Вы могли заметить что люди, принявшие религию в возрасте после 20 лет в целом более ревностно относятся к соблюдению её правил, чем люди, выросшие в той же самой религии. Те, кто вырос в религиозной семье, уже умеют справляться с неудобными частями веры, отделяя их, рационализируя отказ от них или просто о них забывая. Религиозные сообщества на самом деле в каком-то смысле защищают своих членов от религии — они создают набор неписанных правил о том, какие части религии участники сообщества могут легитимно игнорировать. Новообращённые же иногда пытаются всерьёз делать всё то что говорит им религия.
Я слышал, как миссионеры описывали разные безумства, которые проделывали их неофиты из каких-нибудь глухих мест, прочитав Библию в первый раз: они отказывались учиться у миссионеров-женщин; они настаивали на дословном соблюдении ветхозаветных заповедей; они вдруг решали что все в их деревне обязаны прилюдно признаться во всех своих грехах; они молились Богу и ожидали, что он сделает всё то о чём они его просят; они считали, что христианский Бог вылечит их болезни. Мы всегда немного смеялись над наивностью таких новообращённых; я с трудом слышал тихий голос в моей голове, повторяющий: «Но они просто верят в то что Библию надо воспринимать буквально…»

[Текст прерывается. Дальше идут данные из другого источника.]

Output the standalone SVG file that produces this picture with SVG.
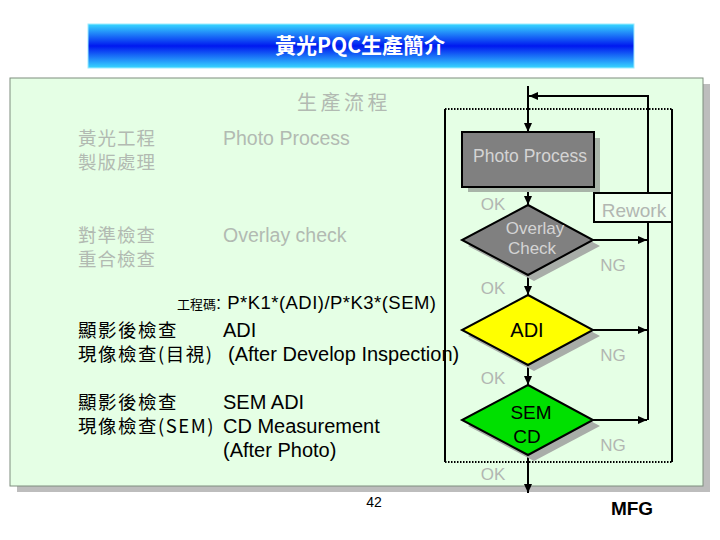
<svg xmlns="http://www.w3.org/2000/svg" width="720" height="540" viewBox="0 0 720 540">
<style>
.cjk{font-family:"Noto Sans CJK TC","Noto Sans CJK SC",sans-serif;}
.lat{font-family:"Liberation Sans",Arial,sans-serif;}
.gray{fill:#B2BAB2;}
.blk{fill:#000;}
.ln{stroke:#000;stroke-width:2;fill:none;}
.dot{stroke:#000;stroke-width:2;stroke-dasharray:1.5 1.5;fill:none;}
.shd{fill:#A8ADA8;}
.lbl{font-family:"Liberation Sans",Arial,sans-serif;font-size:17px;fill:#B2B6B2;text-anchor:middle;}
</style>
<defs>
<linearGradient id="tg" x1="0" y1="0" x2="0" y2="1">
<stop offset="0" stop-color="#38D8FF"/>
<stop offset="0.5" stop-color="#0018F0"/>
<stop offset="1" stop-color="#38D8FF"/>
</linearGradient>
<marker id="ah" markerUnits="userSpaceOnUse" markerWidth="10" markerHeight="8" refX="9" refY="4" orient="auto">
<path d="M0,0 L9,4 L0,8 Z" fill="#000"/>
</marker>
</defs>
<rect width="720" height="540" fill="#fff"/>
<g id="title">
<rect x="88" y="24" width="546" height="44" fill="url(#tg)" stroke="#9EEBFF" stroke-width="1"/>
<text x="360" y="53" class="cjk" font-size="21" font-weight="bold" fill="#fff" text-anchor="middle">黃光PQC生產簡介</text>
</g>
<g id="panel">
<rect x="17" y="84" width="693" height="408" fill="#BDBDBD"/>
<rect x="10" y="78" width="693" height="408" fill="#E5FFE5" stroke="#7E8E7E" stroke-width="1"/>
</g>
<g id="left-text">
<text x="297" y="110" class="cjk gray" font-size="20" letter-spacing="3.5">生產流程</text>
<text x="78" y="145" class="cjk gray" font-size="18.5" letter-spacing="1">黃光工程</text>
<text x="78" y="169" class="cjk gray" font-size="18.5" letter-spacing="1">製版處理</text>
<text x="223" y="145" class="lat gray" font-size="19.5">Photo Process</text>
<text x="78" y="242" class="cjk gray" font-size="18.5" letter-spacing="1">對準檢查</text>
<text x="78" y="266" class="cjk gray" font-size="18.5" letter-spacing="1">重合檢查</text>
<text x="223" y="242" class="lat gray" font-size="19.5">Overlay check</text>
<text x="177" y="309" class="blk"><tspan class="cjk" font-size="13">工程碼</tspan><tspan class="lat" font-size="18.5" textLength="220" lengthAdjust="spacing">: P*K1*(ADI)/P*K3*(SEM)</tspan></text>
<text x="78" y="337" class="cjk blk" font-size="18.5" letter-spacing="1.5">顯影後檢查</text>
<text x="223" y="337" class="lat blk" font-size="20">ADI</text>
<text x="78" y="361" class="cjk blk" font-size="18.5" letter-spacing="1.5">現像檢查(目視)</text>
<text x="228" y="361" class="lat blk" font-size="20">(After Develop Inspection)</text>
<text x="78" y="409" class="cjk blk" font-size="18.5" letter-spacing="1.5">顯影後檢查</text>
<text x="223" y="409" class="lat blk" font-size="20">SEM ADI</text>
<text x="78" y="433" class="cjk blk" font-size="18.5" letter-spacing="1.5">現像檢查(SEM)</text>
<text x="223" y="433" class="lat blk" font-size="20">CD Measurement</text>
<text x="223" y="457" class="lat blk" font-size="20">(After Photo)</text>
</g>
<g id="connectors">
<path class="dot" d="M445,109 H672"/>
<path class="dot" d="M445,462 H672"/>
<path class="ln" d="M445,109 V462"/>
<path class="ln" d="M672,109 V193"/>
<path class="ln" d="M672,222 V462"/>
<path class="ln" d="M528,86 V132" marker-end="url(#ah)"/>
<path class="ln" d="M648,193 V96 H529" marker-end="url(#ah)"/>
<path class="ln" d="M648,222 V420"/>
<path class="ln" d="M528,187 V205" marker-end="url(#ah)"/>
<path class="ln" d="M528,275 V295" marker-end="url(#ah)"/>
<path class="ln" d="M528,365 V385" marker-end="url(#ah)"/>
<path class="ln" d="M528,455 V493" marker-end="url(#ah)"/>
<path class="ln" d="M593,240 H647" marker-end="url(#ah)"/>
<path class="ln" d="M593,330 H647" marker-end="url(#ah)"/>
<path class="ln" d="M593,420 H647" marker-end="url(#ah)"/>
<text x="493" y="210" class="lbl">OK</text>
<text x="493" y="294" class="lbl">OK</text>
<text x="493" y="384" class="lbl">OK</text>
<text x="493" y="480" class="lbl">OK</text>
<text x="613" y="271" class="lbl">NG</text>
<text x="613" y="361" class="lbl">NG</text>
<text x="613" y="451" class="lbl">NG</text>
</g>
<g id="photo-process">
<rect x="468" y="138" width="132" height="54" fill="#A8B4A8"/>
<rect x="462" y="132" width="132" height="55" fill="#808080" stroke="#000" stroke-width="2"/>
<text x="530" y="162" class="lat" font-size="17.5" fill="#D4D4D4" text-anchor="middle">Photo Process</text>
</g>
<g id="rework">
<rect x="594" y="193" width="78" height="29" fill="#EEFFEE" stroke="#000" stroke-width="2"/>
<text x="634" y="217" class="lat" font-size="19" fill="#B2B6B2" text-anchor="middle">Rework</text>
</g>
<g id="overlay-check">
<polygon class="shd" points="534,211 600,246 534,281 468,246"/>
<polygon points="528,205 593,240 528,275 462,240" fill="#808080" stroke="#000" stroke-width="2"/>
<text x="535" y="234" class="lat" font-size="17" fill="#D4D4D4" text-anchor="middle">Overlay</text>
<text x="532" y="254" class="lat" font-size="17" fill="#D4D4D4" text-anchor="middle">Check</text>
</g>
<g id="adi">
<polygon class="shd" points="534,301 600,336 534,371 468,336"/>
<polygon points="528,295 593,330 528,365 462,330" fill="#FFFF00" stroke="#000" stroke-width="2"/>
<text x="527" y="337" class="lat" font-size="20" fill="#000" text-anchor="middle">ADI</text>
</g>
<g id="sem-cd">
<polygon class="shd" points="534,391 600,426 534,461 468,426"/>
<polygon points="528,385 593,420 528,455 462,420" fill="#00E000" stroke="#000" stroke-width="2"/>
<text x="531" y="419" class="lat" font-size="19" fill="#000" text-anchor="middle">SEM</text>
<text x="527" y="443" class="lat" font-size="19" fill="#000" text-anchor="middle">CD</text>
</g>
<g id="footer">
<text x="374" y="507" class="lat" font-size="14" fill="#000" text-anchor="middle">42</text>
<text x="632" y="515" class="lat" font-size="19" font-weight="bold" fill="#000" text-anchor="middle">MFG</text>
</g>
</svg>
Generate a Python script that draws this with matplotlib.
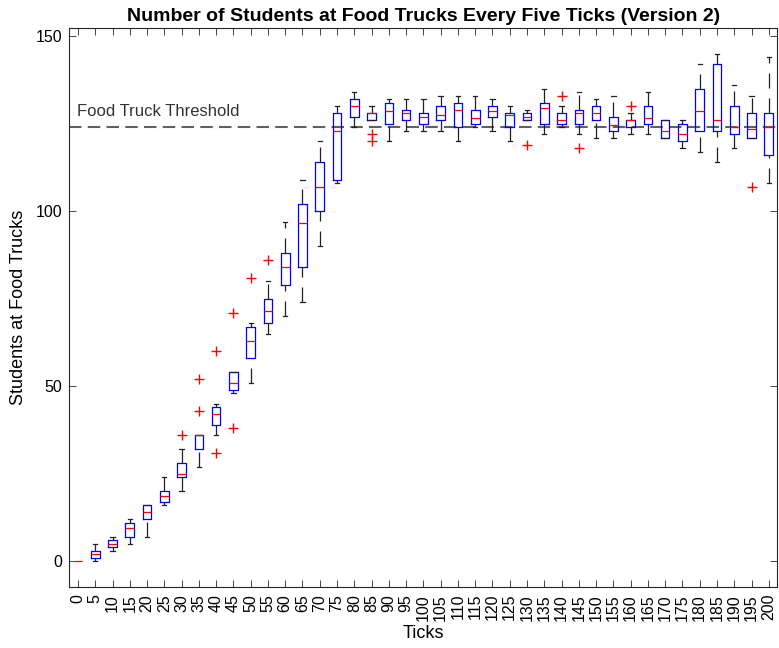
import matplotlib
matplotlib.use("Agg")
import matplotlib.pyplot as plt

plt.rcParams['font.family'] = ['Liberation Sans', 'DejaVu Sans']

ticks = list(range(0, 201, 5))
q1 = [0, 1, 4, 7, 12, 17, 24, 32, 39, 49, 58, 68, 79, 84, 100, 109, 127, 126, 125, 126, 125,
      126, 124, 125, 127, 124, 126, 125, 125, 125, 126, 123, 124, 125, 121, 120, 123, 123, 122, 121, 116]
med = [0, 2, 5, 9.5, 14, 18.5, 25, 36, 42, 51, 63, 71.5, 84, 96.5, 107, 123, 130, 128, 128.5, 128, 127,
       127.5, 129, 126.5, 128.5, 127.5, 127, 129.5, 126, 128, 128, 124.5, 126, 126.5, 123, 122, 128.5, 126, 124, 123.5, 124]
q3 = [0, 3, 6, 11, 16, 20, 28, 36, 44, 54, 67, 75, 88, 102, 114, 128, 132, 128, 131, 129, 128,
      130, 131, 129, 130, 128, 128, 131, 128, 129, 130, 127, 126, 130, 126, 125, 135, 142, 130, 128, 128]
whislo = [0, 0, 3, 5, 7, 16, 20, 27, 36, 48, 51, 65, 70, 74, 90, 108, 124, 126, 120, 123, 123,
          123, 120, 124, 123, 120, 126, 122, 124, 122, 121, 121, 122, 122, 121, 118, 117, 114, 118, 121, 108]
whishi = [0, 5, 7, 12, 16, 24, 32, 36, 45, 54, 68, 80, 97, 109, 120, 130, 134, 130, 132, 132, 132,
          133, 133, 133, 132, 130, 129, 135, 130, 134, 132, 133, 128, 134, 126, 126, 142, 145, 136, 133, 144]
outliers = {30: [36], 35: [43, 52], 40: [31, 60], 45: [38, 71], 50: [81], 55: [86],
            85: [120, 122], 130: [119], 140: [133], 145: [118], 160: [130], 195: [107]}
threshold = 124

stats = []
for i, t in enumerate(ticks):
    stats.append(dict(label=str(t), q1=q1[i], med=med[i], q3=q3[i],
                      whislo=whislo[i], whishi=whishi[i], fliers=outliers.get(t, [])))

fig = plt.figure(figsize=(7.79, 6.48), dpi=100)
ax = fig.add_axes([0.089, 0.0941, 0.909, 0.8622])

ax.axhline(threshold, color='#606060', lw=1.5, ls=(0, (6, 3)), zorder=1)
ax.text(0.96, 126.4, 'Food Truck Threshold', fontsize=12, color='#333333',
        ha='left', va='bottom')

positions = list(range(1, len(ticks) + 1))

# whiskers drawn from low to high, MATLAB style dashed
wls = (0, (12, 8))
for i, p in enumerate(positions):
    if q1[i] > whislo[i]:
        ax.plot([p, p], [whislo[i], q1[i]], color='#222222', lw=0.9, ls=wls, zorder=2)
    if whishi[i] > q3[i]:
        ax.plot([p, p], [q3[i], whishi[i]], color='#222222', lw=0.9, ls=wls, zorder=2)

box_colors = ['#0000ff' if q3[i] > q1[i] else 'none' for i in range(len(ticks))]
art = ax.bxp(stats, positions=positions, widths=0.5, showfliers=True,
             boxprops=dict(color='#0000ff', lw=0.9),
             medianprops=dict(color='#ff0000', lw=0.9, zorder=4),
             whiskerprops=dict(linestyle='none'),
             capprops=dict(color='#222222', lw=0.9),
             flierprops=dict(marker='+', markeredgecolor='#ff0000', markersize=7.5,
                             markeredgewidth=1.0, linestyle='none'),
             manage_ticks=False, zorder=3)
for b, c in zip(art['boxes'], box_colors):
    b.set_color(c)
for i, cap in enumerate(art['caps']):
    j = i // 2
    if whishi[j] == whislo[j]:
        cap.set_visible(False)

ax.set_xlim(0.5, len(ticks) + 0.5)
ax.set_ylim(-7.4, 152.2)
ax.set_xticks(positions)
ax.set_xticklabels([str(t) for t in ticks], rotation=90, fontsize=11.5)
ax.set_yticks([0, 50, 100, 150])
ax.tick_params(axis='y', labelsize=11.5, pad=5)
ax.tick_params(axis='x', pad=5)
ax.tick_params(direction='in', top=True, right=True, length=5, width=0.6, color='#262626')
for s in ax.spines.values():
    s.set_linewidth(0.8)
    s.set_color('#262626')

ax.set_title('Number of Students at Food Trucks Every Five Ticks (Version 2)',
             fontsize=14, fontweight='bold', pad=5)
ax.set_xlabel('Ticks', fontsize=13, labelpad=3)
ax.set_ylabel('Students at Food Trucks', fontsize=13, labelpad=6)

fig.savefig('out.png', dpi=100)
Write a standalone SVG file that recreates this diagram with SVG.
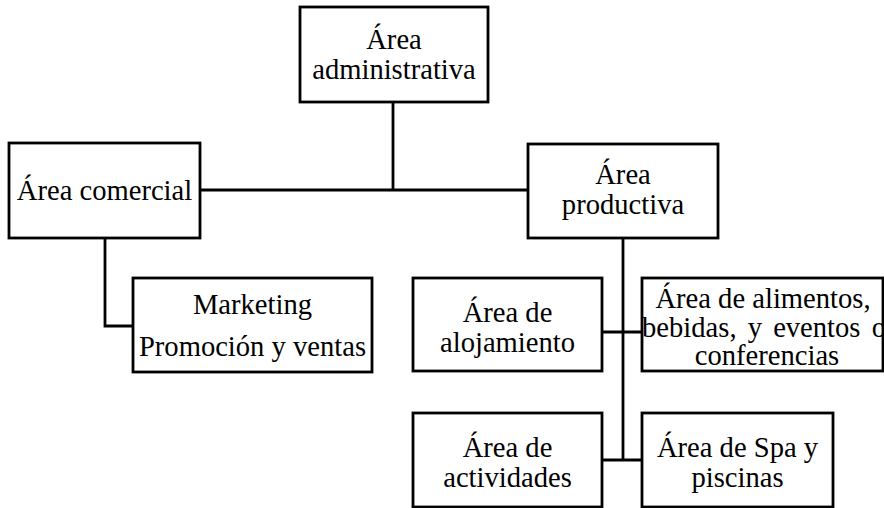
<svg xmlns="http://www.w3.org/2000/svg" width="884" height="508" viewBox="0 0 884 508">
<style>
.box{fill:#fff;stroke:#000;stroke-width:2.8}
.t{font-family:"Liberation Serif","Times New Roman",serif;font-size:28.6px;fill:#000;text-anchor:middle}
.c{fill:none;stroke:#000;stroke-width:2.8}
</style>
<rect width="884" height="508" fill="#fff"/>
<g id="connectors">
<path class="c" d="M393 102V190M200 190H528"/>
<path class="c" d="M105 238V326H133"/>
<path class="c" d="M623 238V460M602 332H642M602 460H642"/>
</g>
<g id="admin"><rect class="box" x="300" y="7" width="188" height="95"/>
<text class="t" x="394" y="49">Área</text><text class="t" x="394" y="79">administrativa</text></g>
<g id="comercial"><rect class="box" x="9" y="143" width="191" height="95"/>
<text class="t" x="104.5" y="200">Área comercial</text></g>
<g id="marketing"><rect class="box" x="133" y="278" width="239" height="94"/>
<text class="t" x="252.5" y="314">Marketing</text><text class="t" x="252.5" y="356">Promoción y ventas</text></g>
<g id="productiva"><rect class="box" x="528" y="144" width="190" height="94"/>
<text class="t" x="623" y="184">Área</text><text class="t" x="623" y="214">productiva</text></g>
<g id="alojamiento"><rect class="box" x="413" y="278" width="189" height="93"/>
<text class="t" x="507.5" y="322">Área de</text><text class="t" x="507.5" y="352">alojamiento</text></g>
<g id="alimentos"><rect class="box" x="642" y="278" width="241" height="93"/>
<text class="t" x="763" y="308">Área de alimentos,</text><text class="t" x="764" y="337" style="word-spacing:4px">bebidas, y eventos o</text><text class="t" x="767" y="365">conferencias</text></g>
<g id="actividades"><rect class="box" x="413" y="413" width="189" height="94"/>
<text class="t" x="507.5" y="457">Área de</text><text class="t" x="507.5" y="487">actividades</text></g>
<g id="spa"><rect class="box" x="642" y="413" width="191" height="94"/>
<text class="t" x="737.5" y="457">Área de Spa y</text><text class="t" x="737.5" y="487">piscinas</text></g>
</svg>
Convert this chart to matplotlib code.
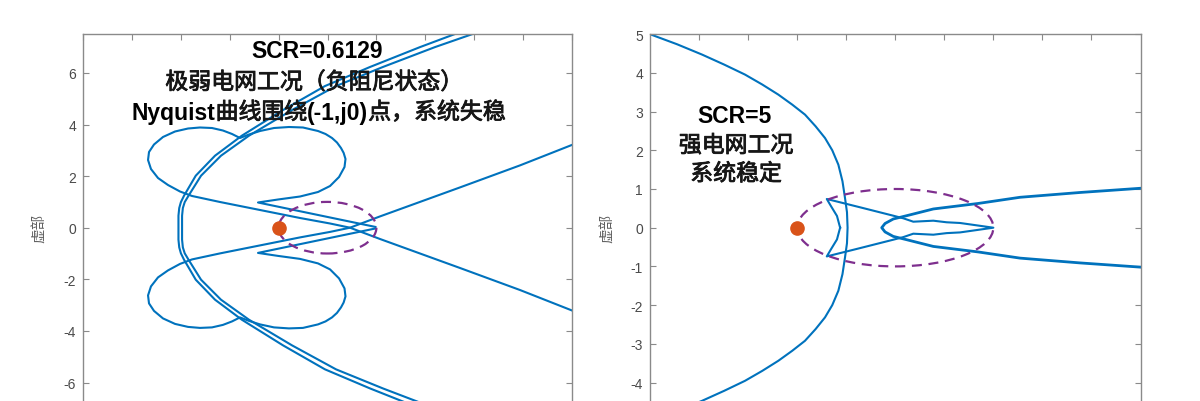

Как можно объяснить слепоту людей по отношению к религии, в которой они выросли?
Культурный иммунитет
Европа жила в христианстве почти 2000 лет. Европейская культура эволюционировала бок о бок с христианством. Культурно, меметически, она выработала устойчивость к христианству. Неофиты, обращённые в эту религию в Уганде, Новой Гвинее и других отдалённых местах, впервые столкнулись с христианскими мемами, не имея к ним иммунитета.
История религий часто напоминает историю вирусов. Иудаизм и ислам были очень вирулентны, когда только появились, заставляя первые поколения своих людей завоёвывать (ислам) или просто убивать (иудаизм) соседей за грех непохожести на них. Обе этих религии со временем стали более спокойными (Христианство было мирным с самого начала, так как возникло среди завоёванных людей. Когда его приняли римляне, оно не сделало их более воинственными, чем они были до этого).
Этот механизм не полностью повторяет аналогичный механизм болезней, слишком вирулентные из числа которых рискуют убить всех своих носителей. Обычно, религии не убивают своих носителей. Я подозреваю что с течением времени естественный отбор благоволит менее ярым фанатикам. Иными словами, культура со временем вырабатывает антитела против тех религий, с которыми она сосуществует — набор отношений и практик, делающий их менее вирулентными.
У меня есть теория о том, что «радикальный ислам» — это ислам, развившийся на Западе (а «местный» ислам не бывает радикальным). Больше половины из 75 исламских террористов, исследованных Бергеном и Пэнди в 2005 году(English), посещали западный колледж (только 9% учились в медресе). В целом, традиционное западное образование в колледже получил очень маленький процент мусульман. Человек, проживший всю свою жизнь в мусульманской стране, вряд ли испытает жгучее желание поехать заграницу и взорвать там чего-нибудь. Но когда кто-то из мусульманской нации едет в европейский колледж, возвращается с идеями эпохи Просвещения, — о разуме и о том, что оглядываться нужно не только на свои убеждения, но и на всё, что из них выводится — и применяет эти идеи к Корану… Вот тогда начинаются неприятности. Он потерял свой культурный иммунитет.
Я также вспоминаю о выступлении, которое проводил один из ассистентов Далай-Ламы. Это был не приглаженный западный буддизм; это был оригинальный буддизм, буддизм в шафранных робах прямиком с самолёта из Тибета. Этот человек говорил о своих убеждениях, и отвечал на вопросы присутствующих. Люди начали спрашивать его о некоторых последствиях его убеждений о том, что жизнь, любовь, чувства (и даже Вселенная в целом) в самой своей основе плохи и нежелательны. Он с большим трудом понял вопрос — не из за плохого знания языка, я полагаю; просто идея о том, что можно взять убеждение в одном контексте и применить его к другому контексту, была для него совершенной диковинкой. Его знание состояло из отдельных единиц. Каждая единица имела свою историю с собственным выводом и ограниченной областью применения (неудивительно, что многие считают, что для понимания буддизма требуется несколько десятилетий). Ему была незнакома мысль о том, что эти единицы могут как-то взаимодействовать; мысль о том, что можно взять идею из одного контекста и изучать её следствия в совершенно другом контексте. Возможно, это была одна из крайних форм культурного иммунитета.